Sterling slipped against the dollar on Friday and was on track for its first week of falls in four, with investors' hopes for a delayed Brexit dampened after British lawmakers said they would stick to Prime Minister Theresa May's timetable. The currency was briefly lifted in the morning by data showing Britain's trade deficit narrowed more than expected in October.
But by 1630 GMT sterling was trading 0.1 percent down on the day at $1.2577. For the week, it was 1.2 percent lower against the dollar, having also been hit by weaker-than-expected industrial output data.

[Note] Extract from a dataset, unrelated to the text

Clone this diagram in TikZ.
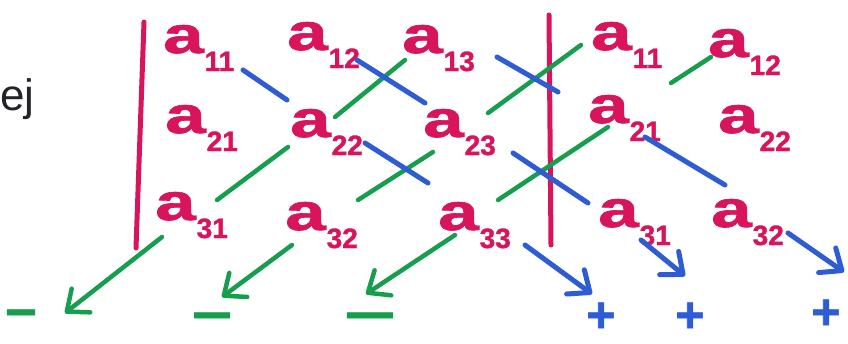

BNP Paribas currency strategist Clara Leonard said that while lawmakers' backing of May's timetable was a negative for sterling in the short-term, it would not weigh on the currency over the longer run.
And last month's High Court ruling that parliament should be involved in the triggering of formal Brexit negotiations - a ruling the government has been appealing in the Supreme Court this week - was sterling-positive, she said. "We remain quite bullish on the currency, because parliament is going to be more involved in Brexit negotiations - because they are largely pro-business and pro-Europe, that will soften up the discussions (with EU leaders)," Leonard said.
Sterling climbed 0.7 percent to 83.80 pence against a euro that was trading down across the board after the European Central Bank's extension of its asset-purchase programme. The pound is trading about 15 percent lower against the dollar after Britain voted to leave the European Union, and about 10 percent weaker against the euro. Some investors and currency strategists say the pound's close historical links to the dollar, through trade and investment, favour sterling against the euro and other currencies at a time when dollar strength is back on the cards. While uncertainties surrounding the launch of Brexit negotiations will continue to weigh heavily on the pound, the UK remains better placed to generate growth than other European countries or Japan, analysts say.